A former fire station is home to two Tulsa companies.
Pictured above in the 1950s, the brick structure at 1400 S. Trenton Ave. was the Tulsa Fire Department’s Station No. 8 for more than 65 years. After an extensive renovation, it is now home to the offices of architect James Boswell and Station8 Branding. Boswell and David Clark co-own the building, seen below.
Courtesy Tulsa Fire Department
For more than 60 years, Tulsa firefighters answered the call at Fire Station No. 8.
Architect James Boswell and Station8 Branding, co-owned by Laura Crouch and David Clark, recently turned the historic building into a new business hotspot.
The Tulsa Fire Department used the brick, bungalow-style structure at 1400 S. Trenton Ave. from 1925-92. The building’s early days are mysterious; its architect is unknown, and the original blueprints are missing. Architect Russell L. Magee renovated the station in 1966, but his upgrades pale in comparison to the recent incarnation.
Retired fireman Jerry Burch was based at Station No. 8 from March 1987 until the end; his Engine 8 B Platoon was the last to close the station at the end of a 24-hour shift.
“We were all really bummed out,” he says.
Burch fondly remembers his time at the station, although he says it was like “being on submarine duty because the station was so small.”

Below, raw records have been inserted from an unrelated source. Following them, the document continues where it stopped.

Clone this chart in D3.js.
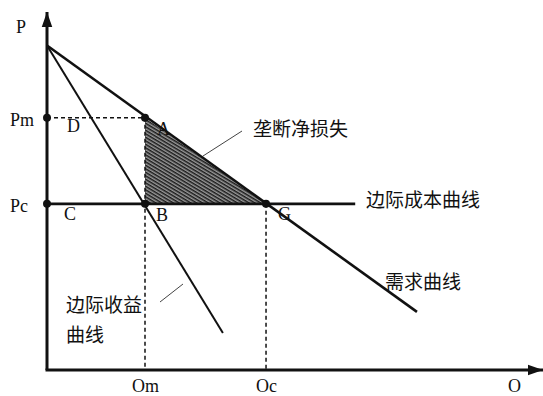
<!DOCTYPE html>
<meta charset="utf-8">
<style>
body { margin: 0; background: #fff; }
.lat { font-family: "Liberation Serif", "Times New Roman", serif; font-size: 18px; fill: #111; }
.cjk { font-family: "Noto Sans CJK SC", sans-serif; font-size: 19px; fill: #111; }
</style>
<body>
<script src="https://cdn.jsdelivr.net/npm/d3@7"></script>
<script>

var width = 543,
  height = 396;

// values (Q on x, P on y)
var demand = [{q: 0, p: 10}, {q: 7.55, p: 1.79}];
var mr = [{q: 0, p: 10}, {q: 3.59, p: 1.14}];
var mcQ = [0, 6.29];
var Pm = 7.77, Pc = 5.12;
var Om = 2.0, Oc = 4.47;
var xTicks = [Om, Oc], xTickLabels = ["Om", "Oc"];
var yTicks = [Pm, Pc], yTickLabels = ["Pm", "Pc"];
var points = [
  {q: 0, p: Pm, name: "D"},
  {q: Om, p: Pm, name: "A"},
  {q: 0, p: Pc, name: "C"},
  {q: Om, p: Pc, name: "B"},
  {q: Oc, p: Pc, name: "G"}
];

var x = d3.scaleLinear().domain([0, 10]).range([47, 537]);
var y = d3.scaleLinear().domain([0, 11]).range([370, 13]);

var svg = d3.select("body").append("svg")
  .attr("width", width)
  .attr("height", height);

var defs = svg.append("defs");
defs.append("marker")
  .attr("id", "arrow")
  .attr("viewBox", "0 -5 10 10")
  .attr("refX", 10)
  .attr("refY", 0)
  .attr("markerWidth", 5)
  .attr("markerHeight", 5)
  .attr("markerUnits", "strokeWidth")
  .attr("orient", "auto")
  .append("path")
  .attr("d", "M0,-3.5L10,0L0,3.5Z")
  .attr("fill", "#111");

var pat = defs.append("pattern")
  .attr("id", "hatch")
  .attr("patternUnits", "userSpaceOnUse")
  .attr("width", 3)
  .attr("height", 3)
  .attr("patternTransform", "rotate(31)");
pat.append("rect").attr("width", 3).attr("height", 3).attr("fill", "#999");
pat.append("line")
  .attr("x1", 0).attr("y1", 0.5).attr("x2", 3).attr("y2", 0.5)
  .attr("stroke", "#1a1a1a").attr("stroke-width", 2);

var line = d3.line().x(function(d) { return x(d.q); }).y(function(d) { return y(d.p); });

// deadweight loss triangle A-B-G
svg.append("path")
  .attr("d", line([{q: Om, p: Pm}, {q: Om, p: Pc}, {q: Oc, p: Pc}]) + "Z")
  .attr("fill", "url(#hatch)");

// dashed guides
var dash = svg.append("g").attr("stroke", "#111").attr("stroke-width", 1.5).attr("stroke-dasharray", "4,3");
dash.append("line").attr("x1", x(0)).attr("y1", y(Pm)).attr("x2", x(Om)).attr("y2", y(Pm));
dash.append("line").attr("x1", x(Om)).attr("y1", y(Pm)).attr("x2", x(Om)).attr("y2", y(0));
dash.append("line").attr("x1", x(Oc)).attr("y1", y(Pc)).attr("x2", x(Oc)).attr("y2", y(0));

// curves
svg.append("path").attr("d", line(demand)).attr("stroke", "#111").attr("stroke-width", 2.6).attr("fill", "none");
svg.append("path").attr("d", line(mr)).attr("stroke", "#111").attr("stroke-width", 2).attr("fill", "none");
svg.append("line")
  .attr("x1", x(mcQ[0])).attr("y1", y(Pc)).attr("x2", x(mcQ[1])).attr("y2", y(Pc))
  .attr("stroke", "#111").attr("stroke-width", 2.6);

// axes with arrows
svg.append("line")
  .attr("x1", x(0)).attr("y1", y(0)).attr("x2", x(0)).attr("y2", 12)
  .attr("stroke", "#111").attr("stroke-width", 3).attr("marker-end", "url(#arrow)");
svg.append("line")
  .attr("x1", x(0) - 1.5).attr("y1", y(0)).attr("x2", 543).attr("y2", y(0))
  .attr("stroke", "#111").attr("stroke-width", 3).attr("marker-end", "url(#arrow)");

var xAxis = svg.append("g")
  .attr("transform", "translate(0," + y(0) + ")")
  .call(d3.axisBottom(x).tickValues(xTicks).tickFormat(function(d, i) { return xTickLabels[i]; }).tickSize(0).tickPadding(9));
xAxis.select(".domain").remove();
xAxis.selectAll("text").attr("class", "lat");
xAxis.attr("font-family", null).attr("font-size", null);

var yAxis = svg.append("g")
  .attr("transform", "translate(" + x(0) + ",0)")
  .call(d3.axisLeft(y).tickValues(yTicks).tickFormat(function(d, i) { return yTickLabels[i]; }).tickSize(0));
yAxis.select(".domain").remove();
yAxis.selectAll("text").attr("class", "lat").attr("text-anchor", "start").attr("x", -37).attr("dy", "0.4em");
yAxis.attr("font-family", null).attr("font-size", null);

svg.append("text").attr("class", "lat").attr("x", 16).attr("y", 33).text("P");
svg.append("text").attr("class", "lat").attr("x", 508).attr("y", 392).text("O");

// dots and point labels
svg.selectAll(".dot").data(points).enter().append("circle")
  .attr("class", "dot")
  .attr("cx", function(d) { return x(d.q); })
  .attr("cy", function(d) { return y(d.p); })
  .attr("r", 4)
  .attr("fill", "#111");

var offs = {D: [20, 14], A: [12, 17], C: [17, 16], B: [11, 17], G: [12, 16]};
svg.selectAll(".plab").data(points).enter().append("text")
  .attr("class", "lat")
  .attr("x", function(d) { return x(d.q) + offs[d.name][0]; })
  .attr("y", function(d) { return y(d.p) + offs[d.name][1]; })
  .text(function(d) { return d.name; });

// annotations
svg.append("text").attr("class", "cjk").attr("x", 253).attr("y", 136).text("垄断净损失");
svg.append("line").attr("x1", 242).attr("y1", 131).attr("x2", 203).attr("y2", 156).attr("stroke", "#444").attr("stroke-width", 1);
svg.append("text").attr("class", "cjk").attr("x", 366).attr("y", 207).text("边际成本曲线");
svg.append("text").attr("class", "cjk").attr("x", 385).attr("y", 289).text("需求曲线");
svg.append("text").attr("class", "cjk").attr("x", 66).attr("y", 312).text("边际收益");
svg.append("text").attr("class", "cjk").attr("x", 66).attr("y", 342).text("曲线");
svg.append("line").attr("x1", 160).attr("y1", 302).attr("x2", 183).attr("y2", 284).attr("stroke", "#444").attr("stroke-width", 1);

</script>
</body>
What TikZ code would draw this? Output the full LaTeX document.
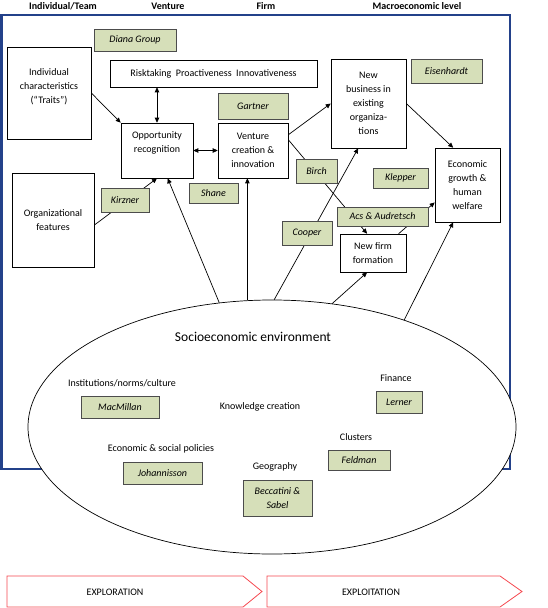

Luckily, everyone got along. In fact, they are “still friends to this day,” Burch says. Now, the platoon bonds over barbecues and birthdays rather than burning buildings.
The station’s “coziness” was its downfall; the structure was built to accommodate horse-drawn fire engines. By the 1990s, modern fire trucks had simply outgrown No. 8.
The City of Tulsa used the building as office space until the Tulsa Development Authority put it on the market in 2010. That is when Boswell and Clark arrived on the scene.
Besides some fragile masonry and spatial problem solving, the renovation went off without a hitch, creating a space that stayed true to the old building while realizing a very modern vision.
“Anything we took out that was original we tried to put back in some other place,” explains Clark, indicating where brick was removed to accommodate larger windows and doors, and then reused to fill gaps elsewhere.
A salvaged neon sign of the Tulsa skyline and a repurposed motorcycle make bold statements in the lobby, which also contains two old-fashioned fire doors (sourced from one of Boswell’s other projects). And while the quintessential fire pole was unnecessary during the functional days of the original single-story station, there are plans to add one.
The recent upstairs addition is purposefully “drawn back” from the original structure in a stark contrast of floor-to-ceiling windows. The design visually separates the two parts and shows respect for the historic architecture, Clark says.
Burch, who happened by the building during its renovation, is impressed by Boswell’s reimagining of No. 8. He especially likes the addition of a spacious balcony area looking toward the downtown skyline.
Boswell and Clark plan to make the most of the social space this spring — and gather more photographs and stories — by hosting a party for the retired firemen of No. 8.
Burch has no shortage of memories to share. He recalls lying in bed during his shifts and pondering his 1930s counterparts — “what they experienced, what their lives were like” — as he fell asleep.